In februari 2010 brengt minister Gerda Verburg van Landbouw, Natuur en Voedselkwaliteit de eerste 'Staat van het Dier' uit. Hierna verschijnt dit rapport elk jaar. In deze rapportage wordt inzicht gegeven in hoe het met het dierenwelzijn en diergezondheid is gesteld. De 'Staat van het Dier' is gebaseerd op onderzoek van de Animal Science Group (ASG) van de Wageningen Universiteit en richt zich op landbouwhuisdieren, paarden, hobbydieren, kweekvis, huisdieren, circusdieren en dierentuindieren. Nederland is het eerste land in Europa dat een dergelijke monitoring opzet.

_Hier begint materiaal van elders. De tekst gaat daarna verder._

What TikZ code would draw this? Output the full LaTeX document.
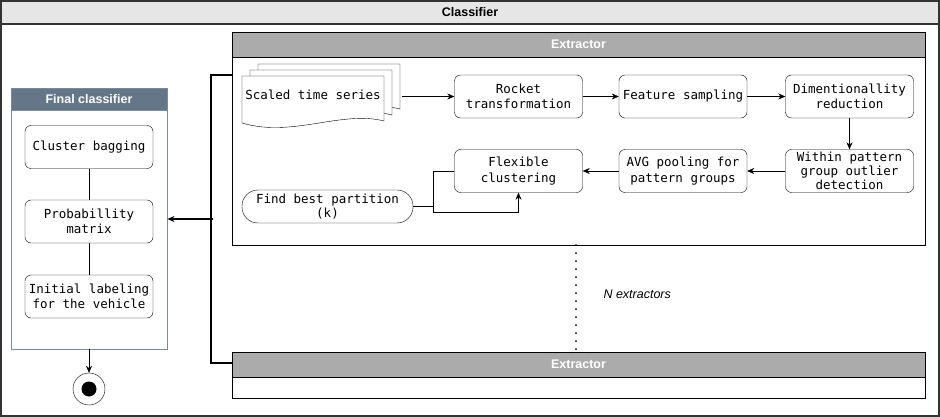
\documentclass[tikz,border=0pt]{standalone}
\usepackage{fontspec}
\setmainfont{Liberation Sans}
\setmonofont{DejaVu Sans Mono}
\usetikzlibrary{arrows.meta}
\definecolor{titlegray}{HTML}{E6E6E6}
\definecolor{extgray}{HTML}{ABABAB}
\definecolor{slatefill}{HTML}{647687}
\definecolor{slateline}{HTML}{7A8A9A}
\newcommand{\boxfont}{\ttfamily\fontsize{12.5}{15.5}\selectfont}
\newcommand{\hdrfont}{\fontsize{12.5}{14}\selectfont\bfseries}

\begin{document}
\begin{tikzpicture}[x=1pt,y=-1pt,
    box/.style={draw, rounded corners=6pt, minimum width=128pt, minimum height=43pt,
      inner sep=0pt, align=center, font=\boxfont},
    frame/.style={draw, inner sep=0pt},
    hdr/.style={draw, inner sep=0pt, anchor=north, font=\hdrfont},
    arr/.style={-{Stealth[length=7pt,width=6pt]}},
    bus/.style={line width=1.6pt}]
  \useasboundingbox (0,0) rectangle (940,417);

  % outer frame
  \node (cls) [frame, draw=black!80, line width=1.2pt, minimum width=938pt, minimum height=415pt] at (470,208.5) {};
  \node (clsh) [hdr, draw=black!80, line width=1.2pt, fill=titlegray, minimum width=938pt, minimum height=23pt] at (cls.north) {Classifier};

  % extractors
  \node (ext1) [frame, minimum width=693pt, minimum height=213pt] at (578.5,138.5) {};
  \node (ext1h) [hdr, fill=extgray, text=white, minimum width=693pt, minimum height=25pt] at (ext1.north) {Extractor};
  \node (ext2) [frame, minimum width=693pt, minimum height=46pt] at (578.5,375) {};
  \node (ext2h) [hdr, fill=extgray, text=white, minimum width=693pt, minimum height=25pt] at (ext2.north) {Extractor};

  % final classifier
  \node (fin) [frame, draw=slateline, line width=0.9pt, minimum width=156pt, minimum height=261pt] at (89,218.5) {};
  \node (finh) [hdr, draw=slateline, line width=0.9pt, fill=slatefill, text=white, minimum width=156pt, minimum height=22pt] at (fin.north) {Final classifier};
  \node (bag) [box] at (89,147) {Cluster bagging};
  \node (prob) [box] at (89,221.5) {Probabillity\\matrix};
  \node (init) [box] at (89,296.5) {Initial labeling\\for the vehicle};
  \node (end) [draw, circle, fill=white, minimum size=32pt, inner sep=0pt] at (89,389) {};
  \node (endin) [circle, fill=black, minimum size=15pt, inner sep=0pt] at (end.center) {};

  % scaled time series (stacked documents)
  \foreach \d in {16,8,0} {
    \pgfmathsetmacro{\x}{242+\d}
    \pgfmathsetmacro{\y}{76-0.75*\d}
    \draw[fill=white] (\x,\y) -- (\x+142,\y) -- (\x+142,\y+45)
      .. controls (\x+100,\y+34) and (\x+50,\y+62) .. (\x,\y+47) -- cycle;
  }
  \node (sts) [font=\boxfont, inner sep=0pt] at (313,95) {Scaled time series};
  \coordinate (stsE) at (402,96.5);

  \node (rocket) [box] at (518.5,96.5) {Rocket\\transformation};
  \node (feat) [box] at (683,96.5) {Feature sampling};
  \node (dim) [box] at (849.5,96.5) {Dimentionallity\\reduction};
  \node (outl) [box, font=\ttfamily\fontsize{12.5}{14.2}\selectfont] at (849.5,171) {Within pattern\\group outlier\\detection};
  \node (avg) [box] at (683,171) {AVG pooling for\\pattern groups};
  \node (flex) [box] at (518.5,171) {Flexible\\clustering};
  \node (part) [box, rounded corners=16pt, minimum width=171pt, minimum height=33pt,
    font=\ttfamily\fontsize{12.5}{14.5}\selectfont] at (327.5,206.5) {Find best partition\\(k)};
  \coordinate (lp) at (433,212);

  \draw[arr] (stsE) -- (rocket.west);
  \draw[arr] (rocket) -- (feat);
  \draw[arr] (feat) -- (dim);
  \draw[arr] (dim) -- (outl);
  \draw[arr] (outl) -- (avg);
  \draw[arr] (avg) -- (flex);
  \draw (flex.west) -| (lp);
  \draw[arr] (part.east) -| (lp) -| (flex.south);

  % bus to the final classifier
  \coordinate (jn) at (213,219);
  \draw[bus] (ext1.west |- 0,75) -- ++(-21,0) |- (ext2.west |- 0,363);
  \draw[bus, arr] (jn) -- (fin.east |- jn);
  \draw (bag) -- (prob);
  \draw (prob) -- (init);
  \draw[arr] (fin.south) -- (end.north);

  % more extractors
  \draw[line width=2pt, line cap=round, dash pattern=on 0pt off 8pt] (ext1.south -| 576,0) -- (ext2.north -| 576,0);
  \node (nx) [font=\fontsize{12.5}{14}\selectfont\itshape, anchor=west] at (600,294) {N extractors};
\end{tikzpicture}
\end{document}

Eerder deze kabinetsperiode zijn er doelen geformuleerd op het gebied van dierenwelzijn en diergezondheid. Die staan ondermeer in de Nota Dierenwelzijn en de Nationale Agenda Diergezondheid, die beiden in oktober 2007 zijn gepresenteerd.

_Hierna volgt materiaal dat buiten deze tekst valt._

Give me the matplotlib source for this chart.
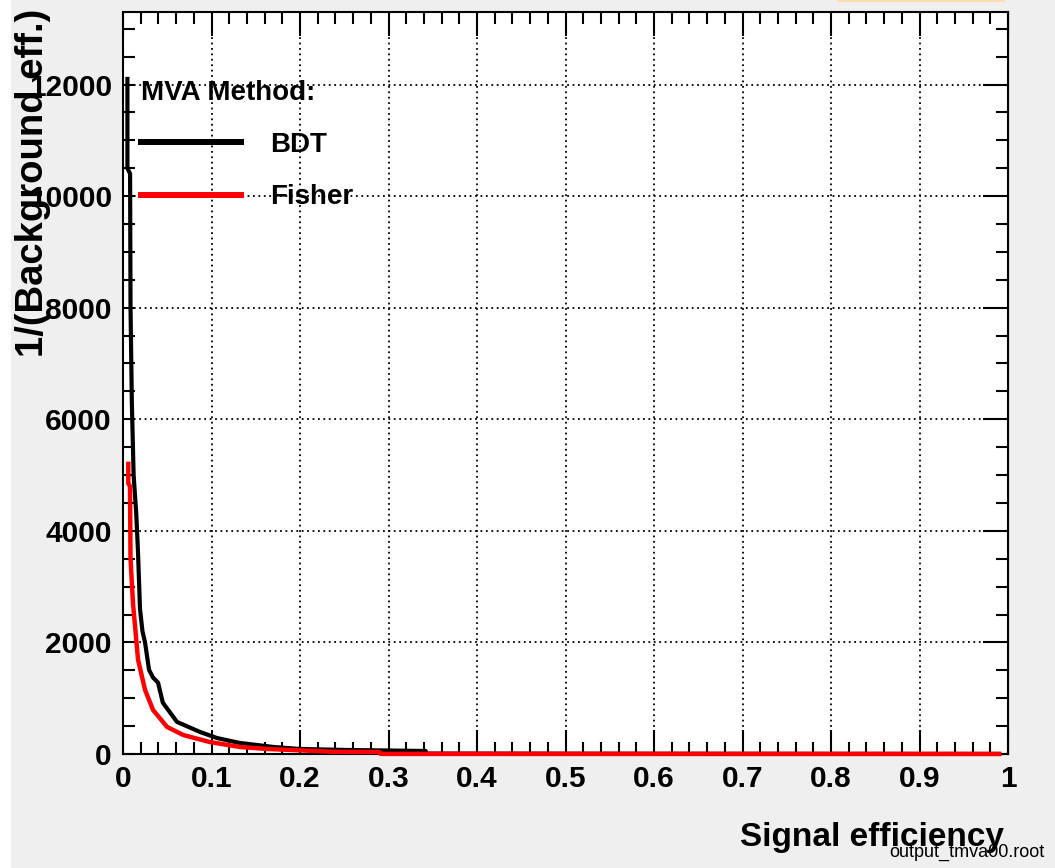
import matplotlib.pyplot as plt
from matplotlib.lines import Line2D
from matplotlib.patches import Rectangle
from matplotlib.ticker import MultipleLocator

# background rejection (1/eff_B) versus signal efficiency for each MVA method
methods = ['BDT', 'Fisher']
colors = ['black', 'red']

bdt_eff = [0.0050, 0.0050, 0.0080, 0.0085, 0.0100, 0.0120, 0.0150, 0.0170,
           0.0192, 0.0220, 0.0249, 0.0294, 0.0339, 0.0396, 0.0450, 0.0610,
           0.0870, 0.1060, 0.1320, 0.1700, 0.2000, 0.2530, 0.3420, 0.3430,
           0.6000, 0.9900]
bdt_rej = [12100, 10500, 10400, 8000, 6300, 5000, 4300, 3600,
           2600, 2200, 2000, 1510, 1370, 1280, 920, 575,
           395, 287, 198, 126, 90, 72, 54, 8,
           5, 2]

fisher_eff = [0.0060, 0.0060, 0.0079, 0.0085, 0.0113, 0.0170, 0.0249, 0.0339,
              0.0498, 0.0680, 0.0980, 0.1320, 0.1630, 0.2380, 0.2900, 0.2910,
              0.9900]
fisher_rej = [5200, 4850, 4800, 3500, 2700, 1690, 1150, 790,
              485, 341, 215, 126, 90, 40, 35, 2,
              0]

plt.rcParams['font.family'] = ['Liberation Sans', 'DejaVu Sans']
plt.rcParams['font.weight'] = 'bold'
plt.rcParams['axes.labelweight'] = 'bold'

fig = plt.figure(figsize=(10.55, 8.68), dpi=100, facecolor='#efefef')
fig.add_artist(Rectangle((0, 0), 11 / 1055, 1, transform=fig.transFigure,
                         facecolor='white', edgecolor='none', zorder=0))
fig.add_artist(Rectangle((837 / 1055, 1 - 2 / 868), 168 / 1055, 2 / 868,
                         transform=fig.transFigure, facecolor='#fbdcae',
                         edgecolor='none'))

ax = fig.add_axes([123 / 1055, 1 - 754 / 868, 885 / 1055, 742 / 868])
ax.set_facecolor('white')

ax.plot(bdt_eff, bdt_rej, color=colors[0], lw=3.0, clip_on=False, zorder=3)
ax.plot(fisher_eff, fisher_rej, color=colors[1], lw=3.2, clip_on=False, zorder=4)

ax.set_xlim(0, 1)
ax.set_ylim(0, 13300)

ax.xaxis.set_major_locator(MultipleLocator(0.1))
ax.xaxis.set_minor_locator(MultipleLocator(0.02))
ax.yaxis.set_major_locator(MultipleLocator(2000))
ax.yaxis.set_minor_locator(MultipleLocator(500))
ax.xaxis.set_major_formatter(lambda v, p: '%g' % round(v, 2))

ax.grid(True, which='major', color='black', linestyle=(0, (1, 2)), lw=1.3)

ax.tick_params(axis='both', which='both', direction='in', width=1.5,
               labelsize=21.5, top=True, right=False)
ax.tick_params(axis='x', which='major', length=17, pad=8)
ax.tick_params(axis='x', which='minor', length=8.5)
ax.tick_params(axis='y', which='both', length=8.5, pad=8)

# right-hand ticks are longer for the major divisions
sec = ax.secondary_yaxis('right')
sec.yaxis.set_major_locator(MultipleLocator(2000))
sec.yaxis.set_minor_locator(MultipleLocator(500))
sec.tick_params(which='both', direction='in', width=1.5, labelright=False)
sec.tick_params(which='major', length=18)
sec.tick_params(which='minor', length=8.5)

for sp in ax.spines.values():
    sp.set_linewidth(1.5)

ax.set_xlabel('Signal efficiency', fontsize=24, loc='right')
ax.xaxis.set_label_coords(0.9955, -0.092)
ax.set_ylabel('1/(Background eff.)', fontsize=27.5, loc='top')
ax.yaxis.set_label_coords(-0.081, 1.005)

handles = [Line2D([], [], color=c, lw=4.3) for c in colors]
ax.legend(handles, methods, title='MVA Method:', loc='upper left',
          bbox_to_anchor=(0.020, 0.909), frameon=False, alignment='left',
          fontsize=20, title_fontproperties={'size': 20, 'weight': 'bold'},
          handlelength=3.6, handletextpad=1.05, labelspacing=0.95,
          borderpad=0, borderaxespad=0)

fig.text(1045 / 1055, 1 - 857 / 868, 'output_tmva00.root', fontsize=13,
         fontweight='normal', ha='right', va='baseline')

fig.savefig('out.png', dpi=100, facecolor=fig.get_facecolor())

Minister Verburg schrijft in een brief aan de Tweede Kamer welke meetpunten de 'Staat van het Dier' bevat om te weten of de welzijns- en gezondheidsdoelen dichterbij zijn gekomen. ASG onderscheidt twee soorten meetpunten om de gezondheid- en welzijnsstaat van dieren te meten: Outcome en Output. Outcome-meetpunten geven weer wat voor welzijnsverbeteringen het dier zelf ervaart. Deze meetpunten zijn slechts beperkt beschikbaar en worden op dit moment verder ontwikkeld door het EU-project Welfare Quality.